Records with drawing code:
# # #

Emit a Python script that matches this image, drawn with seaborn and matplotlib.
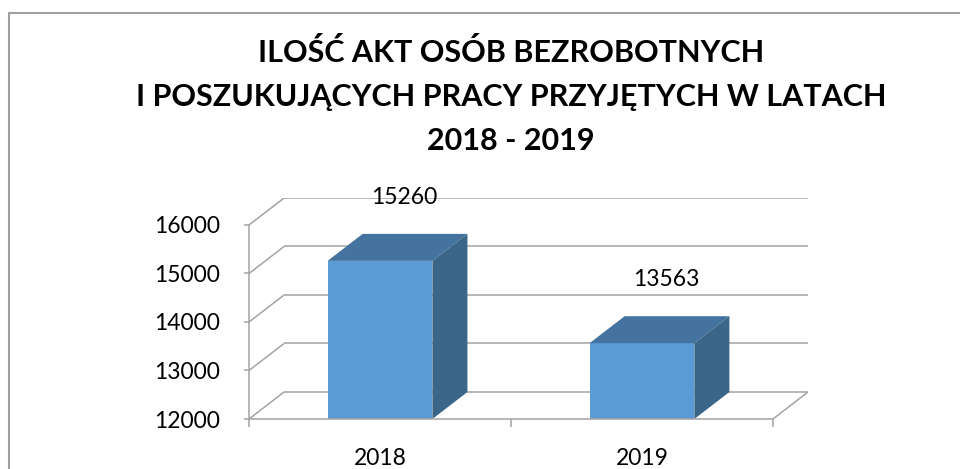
import matplotlib
matplotlib.use("Agg")
import matplotlib.pyplot as plt
import seaborn as sns
from matplotlib.patches import Polygon
from matplotlib.lines import Line2D

# ---- data ----
years = ["2018", "2019"]
values = [15260, 13563]
y_ticks = [12000, 13000, 14000, 15000, 16000]
title_lines = ["ILOŚĆ AKT OSÓB BEZROBOTNYCH",
               "I POSZUKUJĄCYCH PRACY PRZYJĘTYCH W LATACH",
               "2018 - 2019"]

# ---- style ----
sns.set_theme(style="white")
plt.rcParams['font.family'] = ['Lato', 'DejaVu Sans']

FRONT = "#5B9BD5"
TOP = "#44739F"
SIDE = "#3B6688"
GRID = "#A3A3A3"
LW = 1.1

W, H = 960, 469
fig = plt.figure(figsize=(W / 100, H / 100), dpi=100)

# axes placement (pixels) : front plane 249..772, depth to 808 ; 12000 at 419, top 198
ax = fig.add_axes([249 / W, (H - 419) / H, (808 - 249) / W, (419 - 198) / H])

n = len(years)
ymin, ymax = y_ticks[0], y_ticks[-1]
x0, x1 = -0.5, n - 0.5
px_per_x = (772 - 249) / (x1 - x0)
px_per_y = (419 - 225) / (ymax - ymin)
dx = 35 / px_per_x       # depth offset in data units
dy = 27 / px_per_y
bw = 0.4

# front faces
sns.barplot(x=years, y=values, color=FRONT, saturation=1, width=bw,
            linewidth=0, ax=ax, zorder=3)

ax.set_xlim(x0, x1 + dx)
ax.set_ylim(ymin, ymax + dy)

# back wall gridlines + side wall diagonals
for t in y_ticks:
    ax.plot([x0, x0 + dx], [t, t + dy], color=GRID, lw=LW, zorder=1,
            solid_capstyle='butt')
    ax.plot([x0 + dx, x1 + dx], [t + dy, t + dy], color=GRID, lw=LW, zorder=1,
            solid_capstyle='butt')
# floor right edge
ax.plot([x1, x1 + dx], [ymin, ymin + dy], color=GRID, lw=LW, zorder=1)

# top and side faces of bars
for i, v in enumerate(values):
    l, r = i - bw / 2, i + bw / 2
    top = Polygon([(l, v), (r, v), (r + dx, v + dy), (l + dx, v + dy)],
                  closed=True, facecolor=TOP, edgecolor='none', zorder=3)
    side = Polygon([(r, ymin), (r, v), (r + dx, v + dy), (r + dx, ymin + dy)],
                   closed=True, facecolor=SIDE, edgecolor='none', zorder=3)
    ax.add_patch(top)
    ax.add_patch(side)
    ax.text(i + dx * 0.7, v + dy + 750, f"{v}", ha='center', va='center',
            fontsize=16.5, color='black', zorder=5, clip_on=False)

# axes styling
for s in ['top', 'right']:
    ax.spines[s].set_visible(False)
ax.spines['left'].set_bounds(ymin, ymax)
ax.spines['bottom'].set_bounds(x0, x1)
for s in ['left', 'bottom']:
    ax.spines[s].set_color(GRID)
    ax.spines[s].set_linewidth(LW)
    ax.spines[s].set_zorder(4)

ax.set_yticks(y_ticks)
ax.set_yticklabels([str(t) for t in y_ticks])
ax.tick_params(axis='y', length=3.6, width=LW, color=GRID, pad=17,
               labelsize=16.5, labelcolor='black', left=True)
ax.set_xticks(range(n))
ax.set_xticklabels(years)
ax.set_xticks([x0 + k for k in range(n + 1)], minor=True)
ax.tick_params(axis='x', which='major', length=0, pad=21, labelsize=16.5,
               labelcolor='black')
ax.tick_params(axis='x', which='minor', length=5.8, width=LW, color=GRID,
               bottom=True)
ax.set_xlabel("")
ax.set_ylabel("")
ax.grid(False)

# title
for k, (line, yc) in enumerate(zip(title_lines, [52, 97, 141])):
    fig.text(511 / W, 1 - yc / H, line, ha='center', va='center',
             fontsize=22, fontweight='bold', color='black')

# outer chart frame (partially visible)
fig.add_artist(Line2D([9 / W, 9 / W, 1.0], [0.0, 1 - 13 / H, 1 - 13 / H],
                      transform=fig.transFigure, color="#A0A0A0", lw=1.5))

fig.savefig("out.png", dpi=100)
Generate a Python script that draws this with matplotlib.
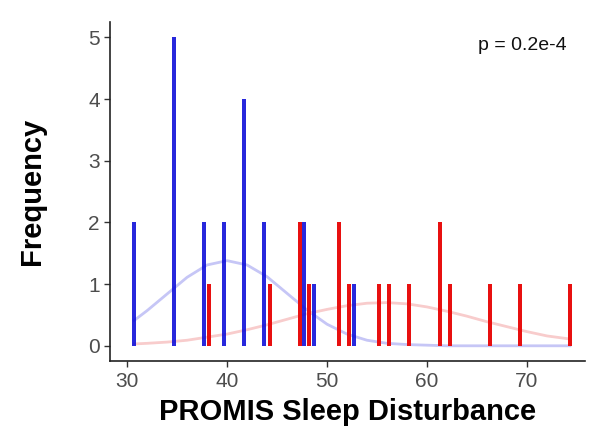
import matplotlib
matplotlib.use("Agg")
import matplotlib.pyplot as plt

plt.rcParams['font.family'] = ['Liberation Sans', 'DejaVu Sans']

# bar positions (score) and counts for the two groups
blue_x = [30.7, 34.7, 37.7, 39.7, 41.7, 43.7, 47.7, 48.7, 52.7]
blue_n = [2, 5, 2, 2, 4, 2, 2, 1, 1]
red_x = [38.2, 44.3, 47.3, 48.2, 51.2, 52.2, 55.2, 56.2, 58.2, 61.3, 62.3, 66.3, 69.3, 74.3]
red_n = [1, 1, 2, 1, 2, 1, 1, 1, 1, 2, 1, 1, 1, 1]

# fitted curves
curve_x = [30.7, 32, 34, 36, 38, 40, 42, 44, 46, 48, 50, 52, 54, 56, 58, 60,
           62, 64, 66, 68, 70, 72, 74.3]
blue_curve = [0.41, 0.57, 0.84, 1.11, 1.31, 1.38, 1.31, 1.12, 0.85, 0.58, 0.35,
              0.19, 0.09, 0.04, 0.02, 0.01, 0.0, 0.0, 0.0, 0.0, 0.0, 0.0, 0.0]
red_curve = [0.03, 0.04, 0.06, 0.09, 0.14, 0.19, 0.26, 0.34, 0.43, 0.52, 0.59,
             0.65, 0.69, 0.70, 0.68, 0.63, 0.56, 0.48, 0.39, 0.31, 0.23, 0.16, 0.11]

fig = plt.figure(figsize=(5.92, 4.29), dpi=100)
ax = fig.add_axes([0.186, 0.158, 0.802, 0.791])

ax.plot(curve_x, blue_curve, color='#c6c6f6', lw=2.0, zorder=1)
ax.plot(curve_x, red_curve, color='#f8cccc', lw=2.0, zorder=1)

ax.bar(red_x, red_n, width=0.48, color='#e81010', zorder=2)
ax.bar(blue_x, blue_n, width=0.48, color='#0a0ad8', alpha=0.88, zorder=3)

ax.set_xlim(28.3, 75.8)
ax.set_ylim(-0.25, 5.25)
ax.set_xticks([30, 40, 50, 60, 70])
ax.set_yticks([0, 1, 2, 3, 4, 5])

for s in ['top', 'right']:
    ax.spines[s].set_visible(False)
for s in ['left', 'bottom']:
    ax.spines[s].set_linewidth(1.2)
    ax.spines[s].set_color('#222222')

ax.tick_params(axis='both', labelsize=15, labelcolor='#4d4d4d', color='#333333',
               length=4, width=1)

ax.set_xlabel('PROMIS Sleep Disturbance', fontsize=21, fontweight='bold', labelpad=5)
ax.set_ylabel('Frequency', fontsize=21, fontweight='bold', labelpad=30)

ax.text(0.868, 0.93, 'p = 0.2e-4', transform=ax.transAxes, fontsize=14,
        ha='center', va='center', color='#111111')

fig.savefig('out.png', dpi=100, facecolor='white')
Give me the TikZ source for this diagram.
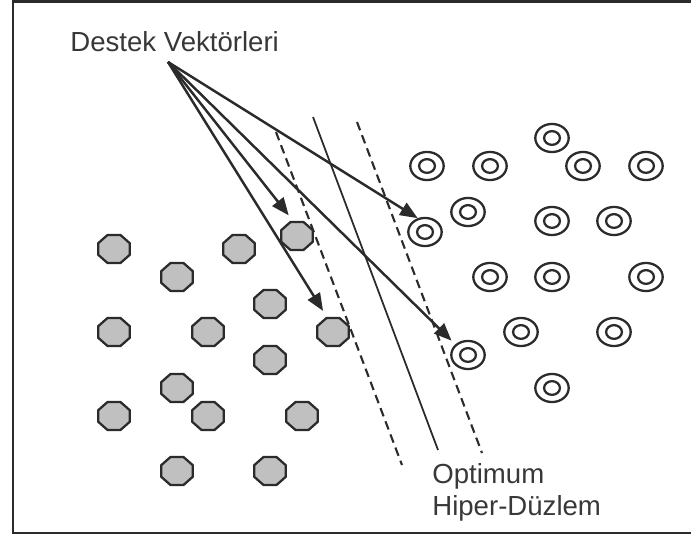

# # #

**Instructions for the task**. Track down all lines above with the string "this" and copy them.

**Exercise answer**.
Emit a Python script that matches this image, drawn with seaborn and matplotlib.
Generate a Python script that draws this with matplotlib.
Give me the TikZ source for this diagram.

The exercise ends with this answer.